# just got 6 Midnight Syndicate cd's...



## Halloweiner (Oct 2, 2003)

Congrats on finally discovering MS.


----------



## Dark lord (Jan 8, 2007)

MS,Nox Arcana & Virgil are 3 of the best artists for Halloween music / SFX for me !!
& thanx to other forum members here that have shared they're mixes & creations as well as links to some pretty cool other artists.


----------



## 13mummy (Aug 26, 2007)

I've been hearing alot about Midnight Syndicate. What are they and where can you get them?


----------



## Madame Turlock (Nov 2, 2007)

13mummy said:


> I've been hearing alot about Midnight Syndicate. What are they and where can you get them?

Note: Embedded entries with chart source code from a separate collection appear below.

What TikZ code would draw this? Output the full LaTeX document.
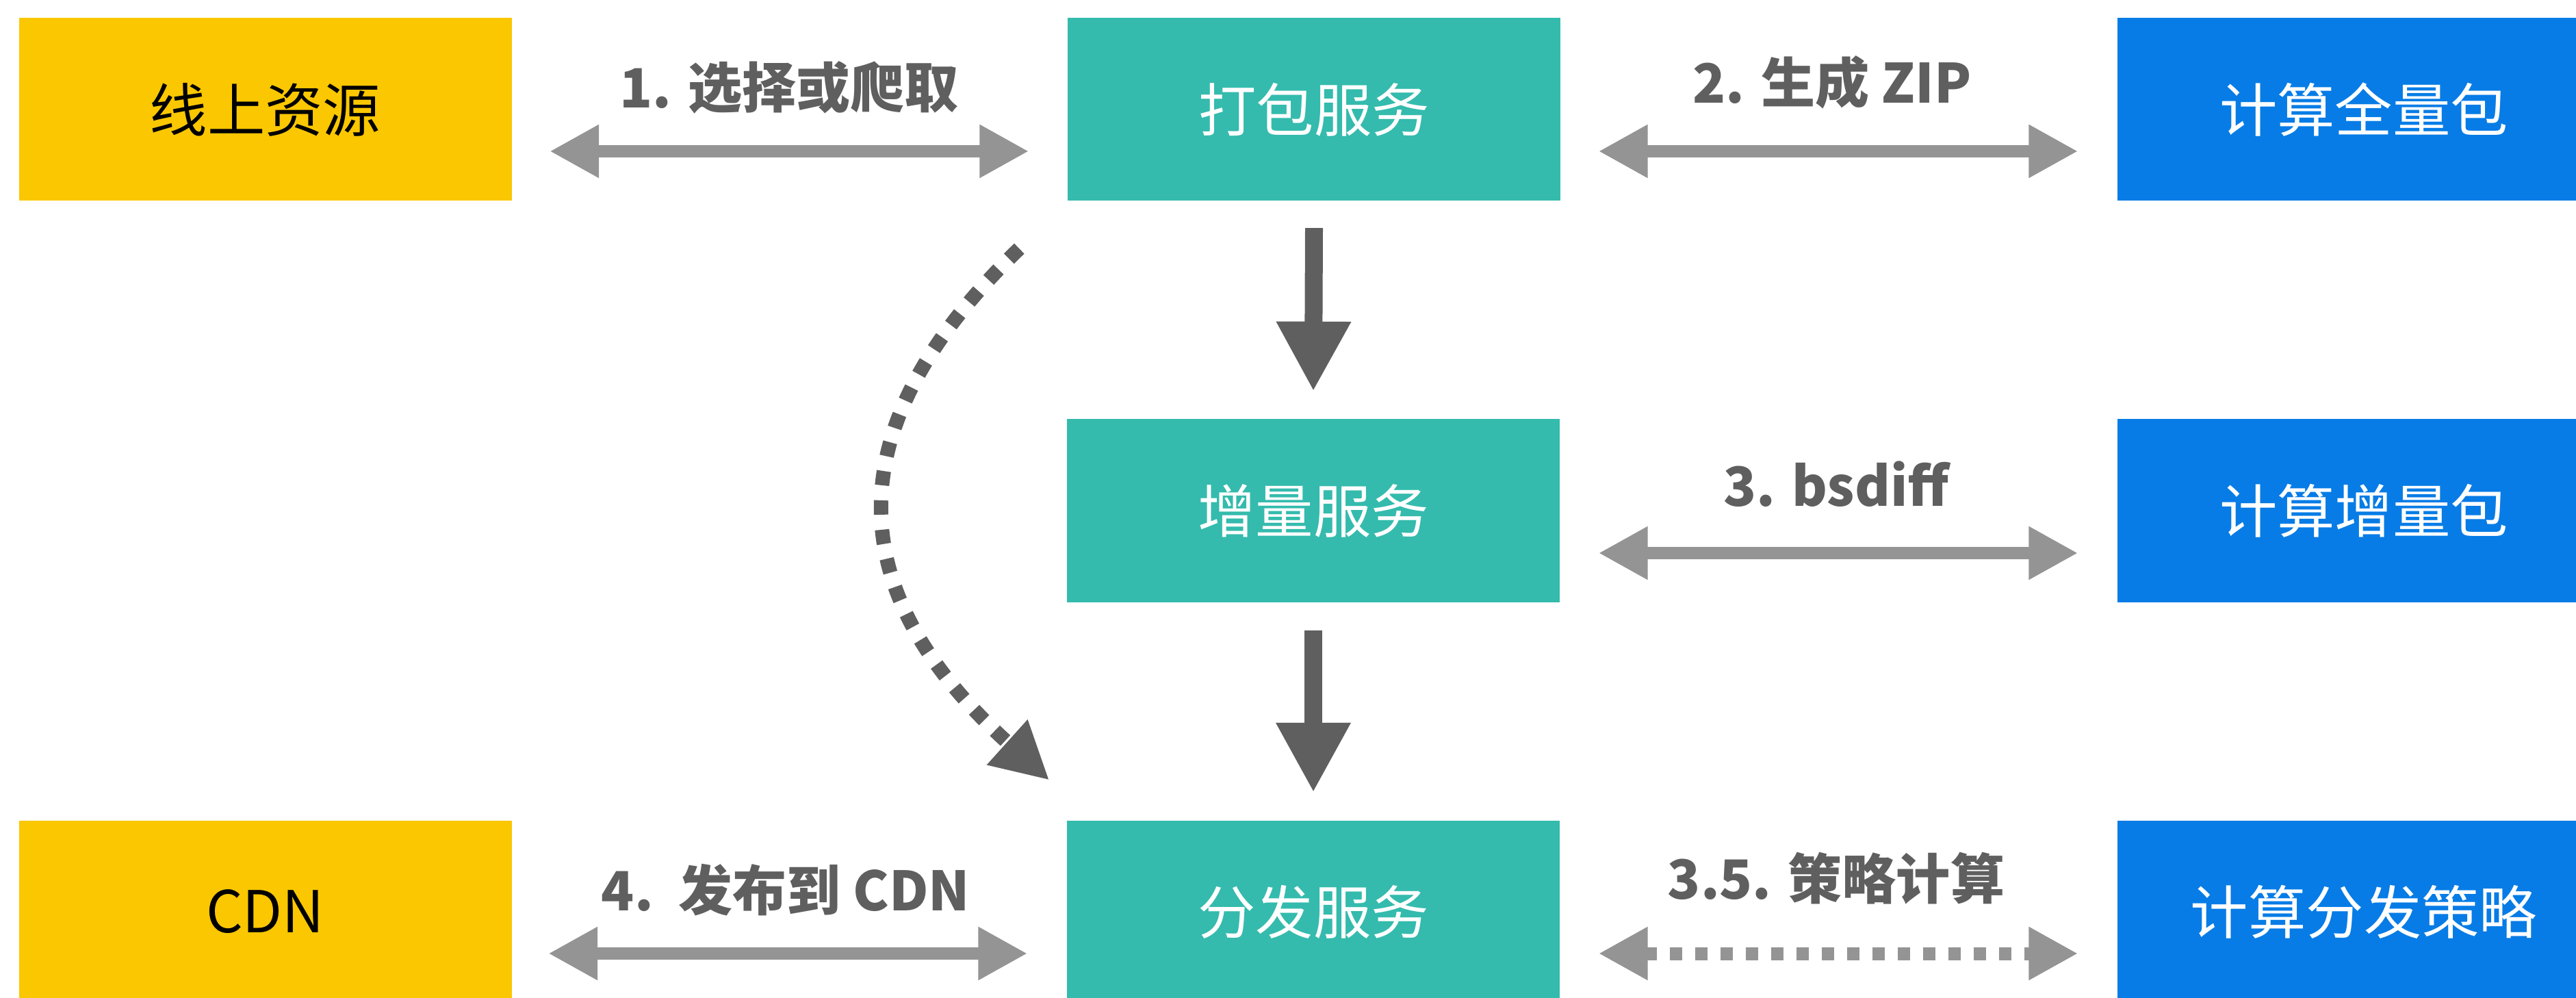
\documentclass[tikz,border=0pt]{standalone}
\usepackage{fontspec}
\usepackage{tikz}
\usetikzlibrary{arrows.meta}
\newfontfamily\cjk{Noto Sans CJK SC}
\definecolor{jaune}{HTML}{FAC700}
\definecolor{vert}{HTML}{34BBAD}
\definecolor{bleu}{HTML}{077CE6}
\definecolor{grisf}{HTML}{5F5F5F}
\definecolor{grisc}{HTML}{949494}

\begin{document}
\begin{tikzpicture}[
  boite/.style={minimum width=7.2cm,minimum height=2.67cm,inner sep=0pt,font=\cjk\fontsize{24}{28}\selectfont},
  etiq/.style={text=grisf,inner sep=0pt,font=\cjk\bfseries\fontsize{22.5}{27}\selectfont},
  fleche/.style={color=grisc,line width=0.18cm,{Triangle[length=0.72cm,width=0.73cm]}-{Triangle[length=0.72cm,width=0.73cm]}},
  descente/.style={color=grisf,line width=0.26cm,-{Triangle[length=1.02cm,width=1.02cm]}}
]
\useasboundingbox (0,0) rectangle (37.64,14.57);

\node[boite,fill=jaune] (res) at (3.875,12.97) {线上资源};
\node[boite,fill=vert,text=white] (pack) at (19.2,12.97) {打包服务};
\node[boite,fill=bleu,text=white] (full) at (34.54,12.97) {计算全量包};
\node[boite,fill=vert,text=white] (diff) at (19.19,7.11) {增量服务};
\node[boite,fill=bleu,text=white] (delta) at (34.54,7.11) {计算增量包};
\node[boite,fill=jaune] (cdn) at (3.875,1.25) {CDN};
\node[boite,fill=vert,text=white] (dist) at (19.19,1.25) {分发服务};
\node[boite,fill=bleu,text=white] (strat) at (34.54,1.25) {计算分发策略};

\node[etiq] (l1) at (11.53,13.29) {1. 选择或爬取};
\node[etiq] (l2) at (26.77,13.37) {2. 生成 ZIP};
\node[etiq] (l3) at (26.83,7.50) {3. bsdiff};
\node[etiq] (l35) at (26.83,1.74) {3.5. 策略计算};
\node[etiq] (l4) at (11.48,1.57) {4.\ \ 发布到 CDN};

\draw[fleche] ([shift={(0.55,-0.61)}]res.east) -- ([shift={(-0.56,-0.61)}]pack.west);
\draw[fleche] ([shift={(0.55,-0.61)}]pack.east) -- ([shift={(-0.57,-0.61)}]full.west);
\draw[fleche] ([shift={(0.56,-0.62)}]diff.east) -- ([shift={(-0.57,-0.62)}]delta.west);
\draw[fleche] ([shift={(0.53,-0.61)}]cdn.east) -- ([shift={(-0.57,-0.61)}]dist.west);
\draw[fleche,line width=0.19cm,dash pattern=on 0.18cm off 0.19cm] ([shift={(0.56,-0.61)}]dist.east) -- ([shift={(-0.57,-0.61)}]strat.west);

\draw[descente] ([yshift=-0.39cm]pack.south) -- ([yshift=0.40cm]diff.north);
\draw[descente] ([yshift=-0.41cm]diff.south) -- ([yshift=0.40cm]dist.north);

\coordinate (debut) at ([shift={(-0.70,-0.69)}]pack.south west);
\coordinate (fin) at ([shift={(-0.25,0.58)}]dist.north west);
\draw[color=grisf,line width=0.21cm,dash pattern=on 0.21cm off 0.22cm,-{Triangle[length=0.83cm,width=0.83cm]}] (debut) to[out=224,in=138,looseness=1.3] (fin);

\end{tikzpicture}
\end{document}
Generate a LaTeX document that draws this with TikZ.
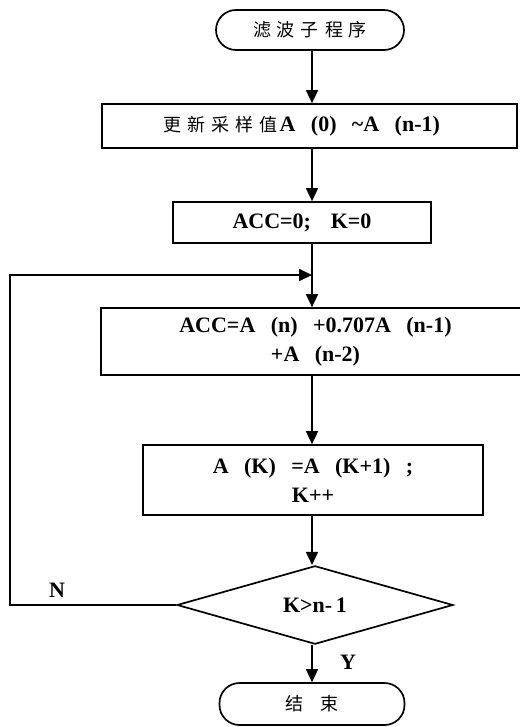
\documentclass[tikz,border=0pt]{standalone}
\usepackage{fontspec}
\setmainfont{Liberation Serif}
\newfontfamily\cjk{Noto Sans CJK SC}
\usetikzlibrary{arrows.meta,shapes.geometric}
\newcommand\zs{\hspace{6pt}}
\newcommand\lp{\hspace{0.7em}(}
\newcommand\rp{)\hspace{0.7em}}
\begin{document}
\begin{tikzpicture}[x=1pt,y=-1pt,line width=1.7pt,
  lat/.style={font=\bfseries\fontsize{22}{29}\selectfont},
  procbox/.style={draw,rectangle,inner sep=0pt,align=center,lat},
  term/.style={draw,rectangle,inner sep=0pt,rounded corners=20pt,font=\cjk\fontsize{18}{20}\selectfont},
  decision/.style={draw,diamond,inner sep=0pt,lat},
  arr/.style={-{Triangle[width=12pt,length=13pt]}},
  lbl/.style={inner sep=0pt,lat}]
\useasboundingbox (0,0) rectangle (519,727);
\node[term,minimum width=188pt,minimum height=40pt] (start) at (310,30) {滤\zs 波\zs 子\zs 程\zs 序};
\node[procbox,minimum width=415pt,minimum height=44pt] (b1) at (309.5,126)
  {{\cjk\fontsize{18}{20}\selectfont\mdseries 更\zs 新\zs 采\zs 样\zs 值}\hspace{2pt}A\lp 0\rp\textasciitilde A\lp n-1\rp};
\node[procbox,minimum width=258pt,minimum height=41pt] (b2) at (302,222.5) {ACC=0;\hspace{0.9em}K=0};
\node[procbox,minimum width=429pt,minimum height=67pt] (b3) at (315.5,341.5)
  {ACC=A\lp n\rp+0.707A\lp n-1\rp\\+A\lp n-2\rp};
\node[procbox,minimum width=340pt,minimum height=70pt] (b4) at (313,480)
  {A\lp K\rp=A\lp K+1\rp;\\K++};
\node[decision,minimum width=276pt,minimum height=69pt] (dec) at (315,605) {K>n-\,1};
\node[term,minimum width=185pt,minimum height=42pt] (stop) at (312,704) {结\hspace{17pt}束};
\coordinate (xl) at (312,0);
\coordinate (merge) at (312,275);
\coordinate (lc) at (10,275);
\draw[arr] (start.south -| xl) -- (b1.north -| xl);
\draw[arr] (b1.south -| xl) -- (b2.north -| xl);
\draw[arr] (b2.south -| xl) -- (b3.north -| xl);
\draw[arr] (b3.south -| xl) -- (b4.north -| xl);
\draw[arr] (b4.south -| xl) -- (dec.north -| xl);
\draw[arr] (dec.south -| xl) -- (stop.north -| xl);
\draw[arr] (dec.west) -| (lc) -- (merge);
\node[lbl] (nlab) at (57,590) {N};
\node[lbl] (ylab) at (348,662) {Y};
\end{tikzpicture}
\end{document}
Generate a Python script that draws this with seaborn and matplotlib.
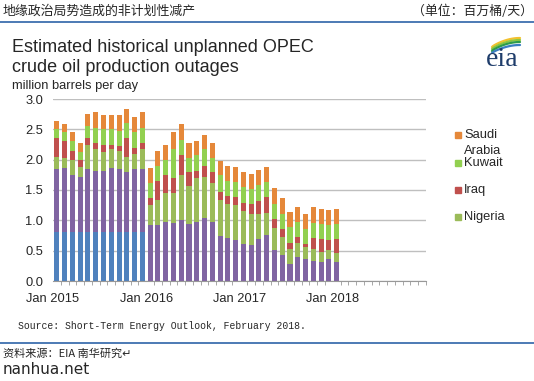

I bought a set of the these CD's on e-bay late last fall. They are worth consideration.


----------



## noahbody (Sep 20, 2003)

Congrats on turning a corner CMG!




13mummy said:


> I've been hearing alot about Midnight Syndicate. What are they and where can you get them?



Adding Midnight Syndicate to your haunt will vastly improve the atmosphere.
I can not imagine Halloween night without them. Theme parks use MSs music during their haunted events

Check out some samples 
Amazon.com: Out of the Darkness (Retrospective: 1994-1999): Midnight Syndicate: Music


----------



## 13mummy (Aug 26, 2007)

Thanks guys, I will definatly have invest before halloween this year.


----------